Re: [PATCH net] net: sched: act_api: size RTM_GETACTION reply by fill size

From: Paul Moses

Date: Fri Jan 30 2026 - 12:23:59 EST


Yes, In net/sched/act_api.c the GETACTION notify path always does alloc_skb(NLMSG_GOODSIZE), if tca_get_fill()
runs out of tailroom it returns -1 and tcf_get_notify() maps that to -EINVAL. So failures are size-dependent
and can look intermittent across different action dumps. act_gate might be the outlier?

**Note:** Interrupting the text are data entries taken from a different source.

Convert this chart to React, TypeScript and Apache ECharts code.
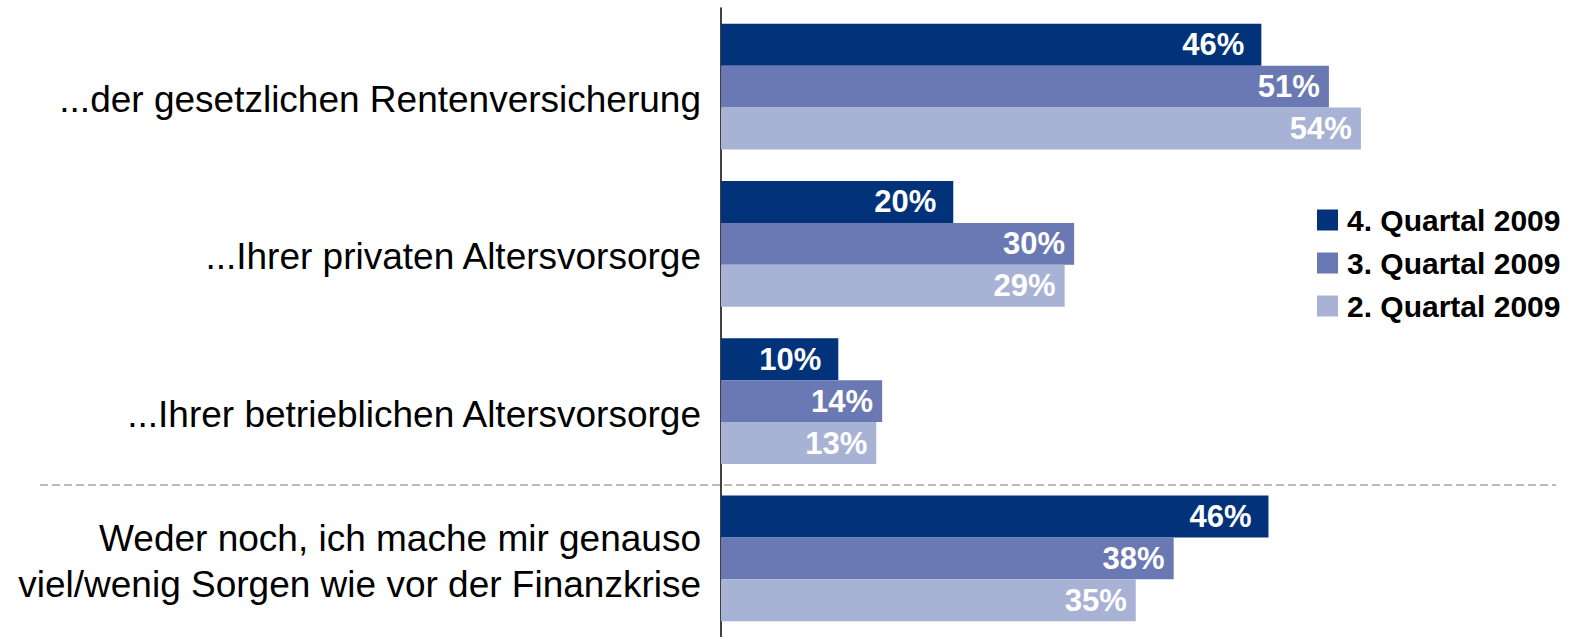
import React, { useEffect, useRef } from "react";
import * as echarts from "echarts";

const categories = [
  "...der gesetzlichen Rentenversicherung",
  "...Ihrer privaten Altersvorsorge",
  "...Ihrer betrieblichen Altersvorsorge",
  "Weder noch, ich mache mir genauso\nviel/wenig Sorgen wie vor der Finanzkrise",
];
const seriesNames = ["4. Quartal 2009", "3. Quartal 2009", "2. Quartal 2009"];
const q4Values = [45.6, 19.6, 9.9, 46.2];
const q3Values = [51.3, 29.8, 13.6, 38.2];
const q2Values = [54.0, 29.0, 13.1, 35.0];
const seriesColors = ["#02327A", "#6A79B3", "#A8B2D5"];

const FONT = "'Liberation Sans', Arial, Helvetica, sans-serif";

export default function App() {
  const ref = useRef<HTMLDivElement>(null);
  useEffect(() => {
    if (!ref.current) return;
    const chart = echarts.init(ref.current, undefined, { renderer: "svg" });
    const values = [q4Values, q3Values, q2Values];
    const distances = [17, 9, 9];
    chart.setOption({
      animation: false,
      backgroundColor: "#ffffff",
      grid: { left: 721, top: 8, width: 829.5, height: 636 },
      xAxis: {
        type: "value",
        min: 0,
        max: 70,
        show: false,
        splitLine: { show: false },
      },
      yAxis: {
        type: "category",
        inverse: true,
        data: categories,
        axisTick: { show: false },
        axisLine: { show: true, lineStyle: { color: "#000", width: 1.5 } },
        axisLabel: {
          color: "#000",
          fontSize: 37,
          fontFamily: FONT,
          margin: 20,
          align: "right",
          lineHeight: 46,
          padding: [6, 0, 0, 0],
          formatter: (value: string) =>
            value.indexOf("\n") >= 0 ? value : "{s|" + value + "}",
          rich: {
            s: {
              color: "#000",
              fontSize: 37,
              fontFamily: FONT,
              lineHeight: 46,
              padding: [20, 0, 0, 0],
            },
          },
        },
      },
      legend: {
        orient: "vertical",
        left: 1312,
        top: 200,
        icon: "rect",
        itemWidth: 21,
        itemHeight: 21,
        itemGap: 13,
        data: seriesNames,
        textStyle: {
          color: "#000",
          fontSize: 30,
          fontWeight: "bold",
          fontFamily: FONT,
          padding: [0, 0, 0, 4],
        },
      },
      graphic: [
        {
          type: "line",
          shape: { x1: 40, y1: 485, x2: 1556, y2: 485 },
          style: { stroke: "#BBBBBB", lineWidth: 2, lineDash: [8, 4] },
          z: 10,
        },
      ],
      series: seriesNames.map((name, i) => ({
        name,
        type: "bar",
        data: values[i],
        barGap: "0%",
        barCategoryGap: "20%",
        itemStyle: { color: seriesColors[i] },
        label: {
          show: true,
          position: "insideRight",
          distance: distances[i],
          color: "#fff",
          fontSize: 31,
          fontWeight: "bold",
          fontFamily: FONT,
          formatter: (p: any) => Math.round(p.value) + "%",
        },
      })),
    });
    return () => chart.dispose();
  }, []);
  return (
    <div
      ref={ref}
      style={{ position: "absolute", left: 0, top: 0, width: 1581, height: 637 }}
    />
  );
}
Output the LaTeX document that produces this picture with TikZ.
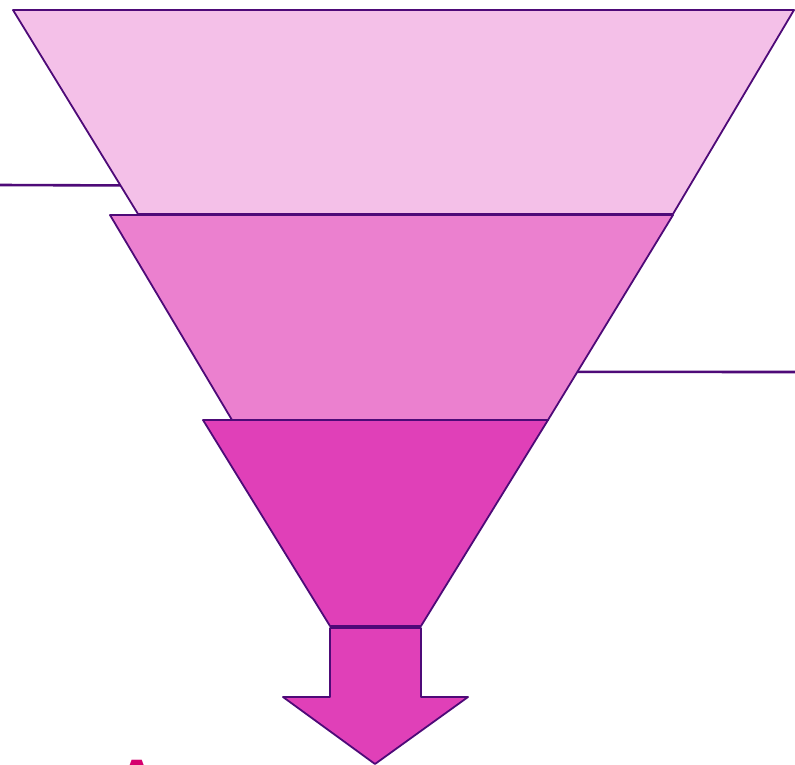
\documentclass[tikz,border=0pt]{standalone}
\usepackage{fontspec}
\setsansfont{Liberation Sans}
\usepackage{tikz}
\usetikzlibrary{calc}
\usepackage{xcolor}

\definecolor{edgepurple}{HTML}{4E0A78}
\definecolor{pinkA}{HTML}{F4C0E8}
\definecolor{pinkB}{HTML}{EB80CF}
\definecolor{pinkC}{HTML}{E040B8}
\definecolor{crimson}{HTML}{D6006E}

\begin{document}
\begin{tikzpicture}[x=1pt, y=-1pt, line join=round,
  layer/.style={draw=edgepurple, line width=1.8pt},
  leader/.style={draw=edgepurple, line width=2.6pt}]
  \useasboundingbox (0,0) rectangle (795,764);

  \coordinate (TL1) at (13,10);
  \coordinate (TR1) at (794,10);
  \coordinate (BL1) at (138,214);
  \coordinate (BR1) at (673,214);

  \coordinate (TL2) at (110,215);
  \coordinate (TR2) at (673,215);
  \coordinate (BL2) at (232,420);
  \coordinate (BR2) at (548,420);

  \coordinate (TL3) at (203,420);
  \coordinate (TR3) at (548,420);
  \coordinate (BL3) at (330,626);
  \coordinate (BR3) at (421,626);

  % leader lines
  \draw[leader] (0,185) -- ($(TL1)!0.86!(BL1)$);
  \draw[leader] ($(TR2)!0.765!(BR2)$) -- (795,372);

  \draw[layer, fill=pinkA] (TL1) -- (TR1) -- (BR1) -- (BL1) -- cycle;
  \draw[layer, fill=pinkB] (TL2) -- (TR2) -- (BR2) -- (BL2) -- cycle;
  \draw[layer, fill=pinkC] (TL3) -- (TR3) -- (BR3) -- (BL3) -- cycle;

  % arrow out of the funnel
  \draw[layer, fill=pinkC] (330,628) -- (421,628) -- (421,697) -- (468,697)
    -- (375,764) -- (283,697) -- (330,697) -- cycle;

  \node[anchor=north, inner sep=0pt, text=crimson, font=\sffamily\bfseries\fontsize{60}{62}\selectfont]
    (mark) at (137,760) {A};
\end{tikzpicture}
\end{document}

The size is already computed in tca_action_gd() (sum tcf_action_fill_size() then tcf_action_full_attrs_size())
and add/del already allocate max(attr_size, NLMSG_GOODSIZE). This patch just makes GETACTION consistent with
that.

On the reproducer: the gatebench test with 100 entries is reasonable.
https://raw.githubusercontent.com/jopamo/gatebench/refs/heads/main/src/selftests/test_large_dump.c

I plan to follow this up with another patch for act_gate and believe they both are integral to fully stabilize
act_gate.

Thanks
Paul



On Friday, January 30th, 2026 at 10:05 AM, Jamal Hadi Salim <jhs@xxxxxxxxxxxx> wrote:

>
>
> On Fri, Jan 30, 2026 at 8:43 AM Paul Moses p@xxxxxxx wrote:
>
> > tcf_action_fill_size() already computes the required dump size, but
> > RTM_GETACTION replies always allocate NLMSG_GOODSIZE. Large action
> > state can overrun that skb and make dumps fail.
> >
> > Use the computed reply size for RTM_GETACTION replies so large actions
> > can be dumped, while still keeping NLMSG_GOODSIZE as a floor.
> >
> > Fixes: 4e76e75d6aba ("net sched actions: calculate add/delete event message size")
> > Cc: stable@xxxxxxxxxxxxxxx
> > Signed-off-by: Paul Moses p@xxxxxxx
> > ---
> > net/sched/act_api.c | 7 ++++---
> > 1 file changed, 4 insertions(+), 3 deletions(-)
> >
> > diff --git a/net/sched/act_api.c b/net/sched/act_api.c
> > index e1ab0faeb8113..8ab016d352850 100644
> > --- a/net/sched/act_api.c
> > +++ b/net/sched/act_api.c
> > @@ -1685,12 +1685,12 @@ static int tca_get_fill(struct sk_buff *skb, struct tc_action *actions[],
> >
> > static int
> > tcf_get_notify(struct net *net, u32 portid, struct nlmsghdr *n,
> > - struct tc_action *actions[], int event,
> > + struct tc_action *actions[], int event, size_t attr_size,
> > struct netlink_ext_ack *extack)
> > {
> > struct sk_buff *skb;
> >
> > - skb = alloc_skb(NLMSG_GOODSIZE, GFP_KERNEL);
> > + skb = alloc_skb(max_t(size_t, attr_size, NLMSG_GOODSIZE), GFP_KERNEL);
> > if (!skb)
> > return -ENOBUFS;
> > if (tca_get_fill(skb, actions, portid, n->nlmsg_seq, 0, event,
> > @@ -2041,7 +2041,8 @@ tca_action_gd(struct net *net, struct nlattr *nla, struct nlmsghdr *n,
> > attr_size = tcf_action_full_attrs_size(attr_size);
> >
> > if (event == RTM_GETACTION)
> > - ret = tcf_get_notify(net, portid, n, actions, event, extack);
> > + ret = tcf_get_notify(net, portid, n, actions, event,
> > + attr_size, extack);
> > else { /* delete */
> > ret = tcf_del_notify(net, n, actions, portid, attr_size, extack);
> > if (ret)
>
>
> dunno. Is this based on some issue you found? This is a common pattern
> in a lot of places in the stack and has not caused any issues (afaik).
>
> cheers,
> jamal